Post Hoc Ergo Propter Hoc?

Posted on January 18, 2008
Filed Under Uncategorized |

We lawyers are supposed to be reasonable, logical folk. We’re supposed to resist logical fallacies like post hoc ergo propter hoc. But sometimes it’s just too hard.

For example:

It’s hard to resist concluding that the announcement that changes need to be made was a result of the decision to run for DA.

Here’s another one:

It’s hard not to conclude that the change in Harris County’s top cop’s email policy was a result of the wide dissemination of Harris County’s top prosecutor’s politically-devastating emails, possibly combined with the then-pending news investigation of the interesting relationship between Leroy Hermes and Tommy Thomas (and, incidentally, other county officials with input into the jail contract).

This one mystifies me, though:

This from the office that blames the grand jury for no-bills in killer-cop cases, and hides behind the jury in other indicted cases. Don’t get me wrong: I think the DA’s office should absolutely dismiss cases in which further investigation reveals that the grand jury likely got it wrong, or that there may be probable cause (the grand jury’s standard) but not proof beyond a reasonable doubt.

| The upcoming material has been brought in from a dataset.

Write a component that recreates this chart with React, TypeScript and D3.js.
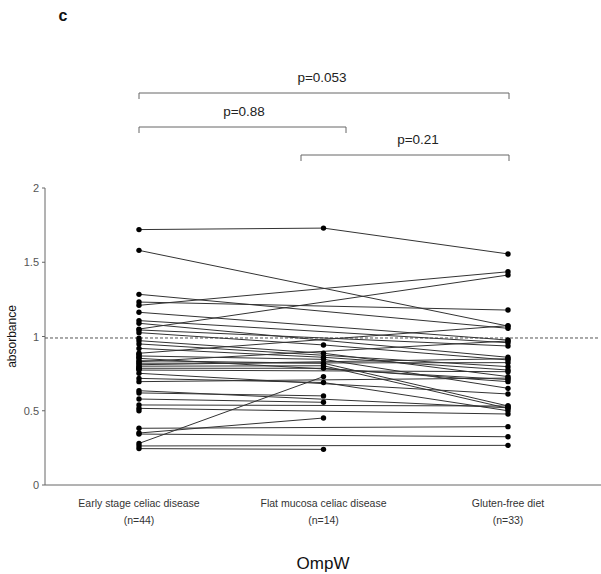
import React from "react";
import * as d3 from "d3";

const groups = ["Early stage celiac disease", "Flat mucosa celiac disease", "Gluten-free diet"];
const groupN = ["(n=44)", "(n=14)", "(n=33)"];
const yTicks = [0, 0.5, 1, 1.5, 2];
const yTickLabels = ["0", "0.5", "1", "1.5", "2"];
const cutoff = 0.99;

const early = [1.72, 1.58, 1.284, 1.232, 1.21, 1.163, 1.107, 1.089, 1.05, 1.044, 1.026, 0.988, 0.972, 0.95, 0.92, 0.887, 0.869, 0.853, 0.837, 0.82, 0.80, 0.786, 0.774, 0.752, 0.718, 0.696, 0.635, 0.62, 0.579, 0.539, 0.516, 0.50, 0.382, 0.35, 0.343, 0.28, 0.263, 0.245, 0.81, 0.79, 0.83, 0.86, 0.78, 0.88];
const flat = [1.73, null, null, null, null, null, null, null, null, null, 0.943, null, 0.887, null, 0.86, null, 0.846, null, 0.82, null, 0.803, 0.786, null, null, 0.69, null, null, 0.60, 0.557, null, null, null, null, 0.451, null, 0.73, null, 0.24, null, null, null, null, null, null];
const gf = [1.556, 1.07, 1.055, 1.178, 1.436, 0.976, 0.958, 0.86, 1.414, 0.936, 0.842, null, 0.73, 0.797, 0.774, 1.073, 0.651, 0.71, 0.532, 0.824, 0.516, 0.696, 0.763, 0.613, 0.50, 0.72, 0.52, null, null, 0.532, 0.478, null, 0.393, null, 0.325, null, 0.267, null, 0.85, null, 0.97, null, null, null];

const comparisons = [
  { from: 0, to: 2, label: "p=0.053", level: 0 },
  { from: 0, to: 1, label: "p=0.88", level: 1 },
  { from: 1, to: 2, label: "p=0.21", level: 2 },
];

export default function App() {
  const W = 601, H = 574;
  const x = d3.scalePoint<number>().domain([0, 1, 2]).range([139, 508]);
  const y = d3.scaleLinear().domain([0, 2]).range([485, 188]);
  const axisX = 45;
  const font = "Liberation Sans, Arial, sans-serif";

  const subjects = early.map((e, i) => {
    const pts: [number, number][] = [];
    const vals = [e, flat[i], gf[i]];
    vals.forEach((v, g) => { if (v != null) pts.push([x(g)!, y(v as number)]); });
    return pts;
  });
  const line = d3.line();

  const bracketY = [93, 127, 155];
  const bracketEnds: [number, number][] = [[139, 509], [139, 346], [301, 509]];
  const labelX = [322, 244, 418];

  return (
    <svg width={W} height={H} style={{ position: "absolute", left: 0, top: 0, background: "#fff" }} fontFamily={font}>
      <text x={63} y={21} fontSize={16} fontWeight="bold" textAnchor="middle" fill="#111">c</text>

      {comparisons.map((c, i) => {
        const [x1, x2] = bracketEnds[i];
        const by = bracketY[c.level];
        return (
          <g key={i}>
            <path d={`M${x1},${by + 6}V${by}H${x2}V${by + 6}`} fill="none" stroke="#666" strokeWidth={1} />
            <text x={labelX[i]} y={by - 11} fontSize={13.5} textAnchor="middle" fill="#222">{c.label}</text>
          </g>
        );
      })}

      {/* axes */}
      <line x1={axisX} x2={axisX} y1={y(2)} y2={y(0)} stroke="#666" />
      <line x1={axisX} x2={601} y1={y(0)} y2={y(0)} stroke="#666" />
      {yTicks.map((t, i) => (
        <g key={t}>
          <line x1={axisX - 3} x2={axisX} y1={y(t)} y2={y(t)} stroke="#666" />
          <text x={39} y={y(t) + 4} fontSize={11} textAnchor="end" fill="#555">{yTickLabels[i]}</text>
        </g>
      ))}
      <text transform={`translate(16,${y(1)}) rotate(-90)`} fontSize={12} textAnchor="middle" fill="#111">absorbance</text>

      <line x1={axisX} x2={598} y1={y(cutoff)} y2={y(cutoff)} stroke="#555" strokeDasharray="3,2" strokeWidth={1} />

      {subjects.map((pts, i) => pts.length > 1 ? (
        <path key={i} d={line(pts)!} fill="none" stroke="#333" strokeWidth={1} />
      ) : null)}
      {subjects.map((pts, i) => pts.map((p, j) => (
        <circle key={`${i}-${j}`} cx={p[0]} cy={p[1]} r={2.7} fill="#000" />
      )))}

      {groups.map((g, i) => (
        <g key={g}>
          <text x={x(i)} y={507} fontSize={10.5} textAnchor="middle" fill="#333">{g}</text>
          <text x={x(i)} y={524} fontSize={10.5} textAnchor="middle" fill="#333">{groupN[i]}</text>
        </g>
      ))}
      <text x={323} y={569} fontSize={17} textAnchor="middle" fill="#111">OmpW</text>
    </svg>
  );
}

But here the dismissal was immediate — it was announced the day the indictment was handed down. If Rosenthal hadn’t been disowned by the Republican leadership, the political motivation for the dismissal would be more clear. On the other hand, if Rosenthal hadn’t been disowned by the Republican leadership, the dismissal would have been a politically-dangerous move in an election year. Maybe someone else can shed some light on how Rosenthal might benefit from dismissing Medina’s case. Or maybe he doesn’t, and he dismissed it because it was just the right thing to do — part of “literally and figuratively” getting his house in order?

Comments

2 Responses to “Post Hoc Ergo Propter Hoc?”

  1. Anonymous on January 19th, 2008 3:00 pm

    The District Attorney’s Office takes numerous cases into Grand Jury without seeking indictments in an effort to let “the community speak” regarding a charge. For example, almost any case that resulted in a fatality will be taken before the grand jury as a matter of policy, regardless of whether the case be a clear-cut case of self-defense, or a complete accident. These are often referred without charges. Apparently, the same thing happens with public officials.
    What appears to have happened in this case was that a charge that the D.A.’s office new it could not prove was run by the grand jury as a matter of policy, with the expectation that the grand jurors would also see that the case could not be proven. Unfortunately, the grand jurors thought other wise.
    It’s an extremely awkward position for the D.A.’s office to be in, but to let the case continue to exist when they knew that they could never prove it would be unethical. I think you would even agree with that, Mark.
    Even though they are getting slammed in the media, the D.A.’s office did the right thing on this one.

  2. Mark Bennett on January 19th, 2008 3:24 pm

    Thanks, anon. One vote for “just the right thing to do”, then. I absolutely agree that the state should always dismiss when the grand jury indicts on something that can’t be proven beyond a reasonable doubt.

    This case kinda puts the lie to the grand jury’s independence, though, doesn’t it?